§ **Dataset content**
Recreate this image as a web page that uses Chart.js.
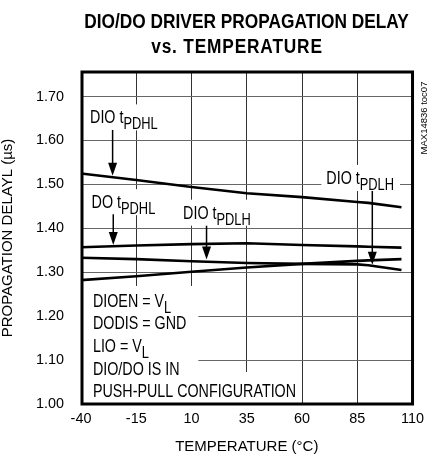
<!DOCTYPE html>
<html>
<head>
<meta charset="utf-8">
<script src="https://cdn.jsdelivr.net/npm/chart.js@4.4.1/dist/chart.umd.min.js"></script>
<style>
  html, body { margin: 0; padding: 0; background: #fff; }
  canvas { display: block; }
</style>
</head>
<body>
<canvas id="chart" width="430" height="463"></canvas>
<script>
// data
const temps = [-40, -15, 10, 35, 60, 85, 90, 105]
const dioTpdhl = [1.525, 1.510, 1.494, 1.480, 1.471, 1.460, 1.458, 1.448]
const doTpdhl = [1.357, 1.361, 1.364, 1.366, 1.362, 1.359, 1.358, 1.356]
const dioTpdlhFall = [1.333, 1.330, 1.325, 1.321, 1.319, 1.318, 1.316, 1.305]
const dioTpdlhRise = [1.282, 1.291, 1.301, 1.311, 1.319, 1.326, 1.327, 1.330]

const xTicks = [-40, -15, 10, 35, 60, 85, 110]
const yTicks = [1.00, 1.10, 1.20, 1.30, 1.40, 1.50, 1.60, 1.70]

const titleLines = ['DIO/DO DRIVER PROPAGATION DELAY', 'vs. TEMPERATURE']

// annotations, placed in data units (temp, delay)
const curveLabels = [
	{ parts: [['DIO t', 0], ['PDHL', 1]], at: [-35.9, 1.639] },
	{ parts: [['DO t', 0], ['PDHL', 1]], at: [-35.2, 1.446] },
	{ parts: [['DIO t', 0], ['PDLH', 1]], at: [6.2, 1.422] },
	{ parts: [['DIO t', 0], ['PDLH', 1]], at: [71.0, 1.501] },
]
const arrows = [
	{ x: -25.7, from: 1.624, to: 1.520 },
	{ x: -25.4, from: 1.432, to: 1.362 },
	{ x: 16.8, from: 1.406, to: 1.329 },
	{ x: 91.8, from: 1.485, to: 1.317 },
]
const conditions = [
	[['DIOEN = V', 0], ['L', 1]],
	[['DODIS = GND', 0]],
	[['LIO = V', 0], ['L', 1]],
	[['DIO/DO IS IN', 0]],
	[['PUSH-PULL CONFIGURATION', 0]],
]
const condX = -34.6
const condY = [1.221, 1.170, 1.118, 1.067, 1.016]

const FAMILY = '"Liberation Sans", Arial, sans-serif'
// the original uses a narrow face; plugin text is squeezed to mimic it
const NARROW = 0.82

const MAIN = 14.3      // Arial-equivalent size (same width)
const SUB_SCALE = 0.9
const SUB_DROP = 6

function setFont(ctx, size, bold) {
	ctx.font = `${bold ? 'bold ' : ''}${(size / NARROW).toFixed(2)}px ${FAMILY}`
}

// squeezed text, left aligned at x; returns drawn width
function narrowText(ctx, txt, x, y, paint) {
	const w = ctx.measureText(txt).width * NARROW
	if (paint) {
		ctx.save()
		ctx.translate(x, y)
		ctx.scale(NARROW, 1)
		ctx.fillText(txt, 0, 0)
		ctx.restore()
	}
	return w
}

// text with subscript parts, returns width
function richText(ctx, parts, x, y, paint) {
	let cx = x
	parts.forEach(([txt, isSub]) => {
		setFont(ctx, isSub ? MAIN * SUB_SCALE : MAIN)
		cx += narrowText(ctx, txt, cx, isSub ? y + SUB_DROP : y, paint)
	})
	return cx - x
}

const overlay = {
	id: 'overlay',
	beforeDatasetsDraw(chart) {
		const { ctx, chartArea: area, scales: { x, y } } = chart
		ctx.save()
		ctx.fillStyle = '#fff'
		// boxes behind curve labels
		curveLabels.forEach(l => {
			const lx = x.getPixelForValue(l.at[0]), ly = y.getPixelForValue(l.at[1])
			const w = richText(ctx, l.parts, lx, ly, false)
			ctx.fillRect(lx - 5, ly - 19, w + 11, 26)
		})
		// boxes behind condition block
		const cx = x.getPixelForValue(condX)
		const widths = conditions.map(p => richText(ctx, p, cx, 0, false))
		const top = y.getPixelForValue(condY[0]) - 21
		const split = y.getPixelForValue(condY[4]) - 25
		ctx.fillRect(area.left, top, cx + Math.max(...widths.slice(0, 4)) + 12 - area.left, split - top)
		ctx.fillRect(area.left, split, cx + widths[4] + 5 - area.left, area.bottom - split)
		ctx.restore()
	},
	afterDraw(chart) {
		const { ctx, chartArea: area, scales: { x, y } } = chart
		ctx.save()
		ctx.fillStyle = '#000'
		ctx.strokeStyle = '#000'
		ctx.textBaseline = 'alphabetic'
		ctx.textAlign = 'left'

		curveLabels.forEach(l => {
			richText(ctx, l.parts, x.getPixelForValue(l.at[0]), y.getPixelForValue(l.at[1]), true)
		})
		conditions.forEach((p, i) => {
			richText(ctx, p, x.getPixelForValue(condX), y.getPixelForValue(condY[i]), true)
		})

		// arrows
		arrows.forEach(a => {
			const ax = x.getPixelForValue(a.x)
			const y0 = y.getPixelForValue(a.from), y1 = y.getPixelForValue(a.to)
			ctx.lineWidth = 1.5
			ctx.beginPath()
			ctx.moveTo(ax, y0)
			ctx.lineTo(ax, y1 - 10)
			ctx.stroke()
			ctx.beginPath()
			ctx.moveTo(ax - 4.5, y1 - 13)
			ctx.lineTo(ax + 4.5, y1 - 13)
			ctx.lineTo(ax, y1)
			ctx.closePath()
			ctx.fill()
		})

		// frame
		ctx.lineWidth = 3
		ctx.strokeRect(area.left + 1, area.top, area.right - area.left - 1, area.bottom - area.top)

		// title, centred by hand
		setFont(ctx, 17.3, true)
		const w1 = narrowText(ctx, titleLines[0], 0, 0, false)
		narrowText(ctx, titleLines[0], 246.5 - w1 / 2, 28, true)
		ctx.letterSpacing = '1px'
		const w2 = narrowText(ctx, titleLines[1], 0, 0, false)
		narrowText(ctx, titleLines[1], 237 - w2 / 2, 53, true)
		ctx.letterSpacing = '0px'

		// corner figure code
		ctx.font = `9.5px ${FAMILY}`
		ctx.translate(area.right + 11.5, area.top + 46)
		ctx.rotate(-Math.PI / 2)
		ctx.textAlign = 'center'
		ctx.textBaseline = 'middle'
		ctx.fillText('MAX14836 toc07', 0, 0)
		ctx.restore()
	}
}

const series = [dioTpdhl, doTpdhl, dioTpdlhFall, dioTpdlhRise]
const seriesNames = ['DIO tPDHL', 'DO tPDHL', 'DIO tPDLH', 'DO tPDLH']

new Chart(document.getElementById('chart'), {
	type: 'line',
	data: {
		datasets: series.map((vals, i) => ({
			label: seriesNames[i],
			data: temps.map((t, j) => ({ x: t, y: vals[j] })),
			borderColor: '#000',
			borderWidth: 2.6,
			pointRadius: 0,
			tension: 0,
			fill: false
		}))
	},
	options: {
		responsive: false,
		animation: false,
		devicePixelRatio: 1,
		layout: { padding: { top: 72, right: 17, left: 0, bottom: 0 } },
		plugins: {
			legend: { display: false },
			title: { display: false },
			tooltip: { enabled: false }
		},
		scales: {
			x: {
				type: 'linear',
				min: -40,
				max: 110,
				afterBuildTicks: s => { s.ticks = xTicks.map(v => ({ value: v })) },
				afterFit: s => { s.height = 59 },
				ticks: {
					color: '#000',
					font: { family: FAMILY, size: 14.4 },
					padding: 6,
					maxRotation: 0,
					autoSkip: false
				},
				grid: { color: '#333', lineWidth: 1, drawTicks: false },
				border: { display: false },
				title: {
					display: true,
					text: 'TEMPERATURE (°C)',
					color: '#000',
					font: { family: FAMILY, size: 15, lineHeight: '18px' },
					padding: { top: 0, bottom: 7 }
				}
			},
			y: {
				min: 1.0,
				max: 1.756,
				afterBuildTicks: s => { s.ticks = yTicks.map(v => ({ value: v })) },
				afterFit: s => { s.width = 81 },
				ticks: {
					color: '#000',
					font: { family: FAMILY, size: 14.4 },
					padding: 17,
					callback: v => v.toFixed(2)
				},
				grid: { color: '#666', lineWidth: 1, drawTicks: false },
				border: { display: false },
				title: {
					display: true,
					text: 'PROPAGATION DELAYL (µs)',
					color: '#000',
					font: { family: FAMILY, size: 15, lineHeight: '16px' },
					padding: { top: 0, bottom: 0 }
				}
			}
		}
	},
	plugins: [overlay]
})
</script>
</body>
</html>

§ **Written task**
Restate exactly, please, only the lines between the start of the data and the line containing "const titleLines = ['DIO/DO", both ends included, skipping the pictures.

§ **Complete output**
Recreate this image as a web page that uses Chart.js.
<!DOCTYPE html>
<html>
<head>
<meta charset="utf-8">
<script src="https://cdn.jsdelivr.net/npm/chart.js@4.4.1/dist/chart.umd.min.js"></script>
<style>
  html, body { margin: 0; padding: 0; background: #fff; }
  canvas { display: block; }
</style>
</head>
<body>
<canvas id="chart" width="430" height="463"></canvas>
<script>
// data
const temps = [-40, -15, 10, 35, 60, 85, 90, 105]
const dioTpdhl = [1.525, 1.510, 1.494, 1.480, 1.471, 1.460, 1.458, 1.448]
const doTpdhl = [1.357, 1.361, 1.364, 1.366, 1.362, 1.359, 1.358, 1.356]
const dioTpdlhFall = [1.333, 1.330, 1.325, 1.321, 1.319, 1.318, 1.316, 1.305]
const dioTpdlhRise = [1.282, 1.291, 1.301, 1.311, 1.319, 1.326, 1.327, 1.330]

const xTicks = [-40, -15, 10, 35, 60, 85, 110]
const yTicks = [1.00, 1.10, 1.20, 1.30, 1.40, 1.50, 1.60, 1.70]

const titleLines = ['DIO/DO DRIVER PROPAGATION DELAY', 'vs. TEMPERATURE']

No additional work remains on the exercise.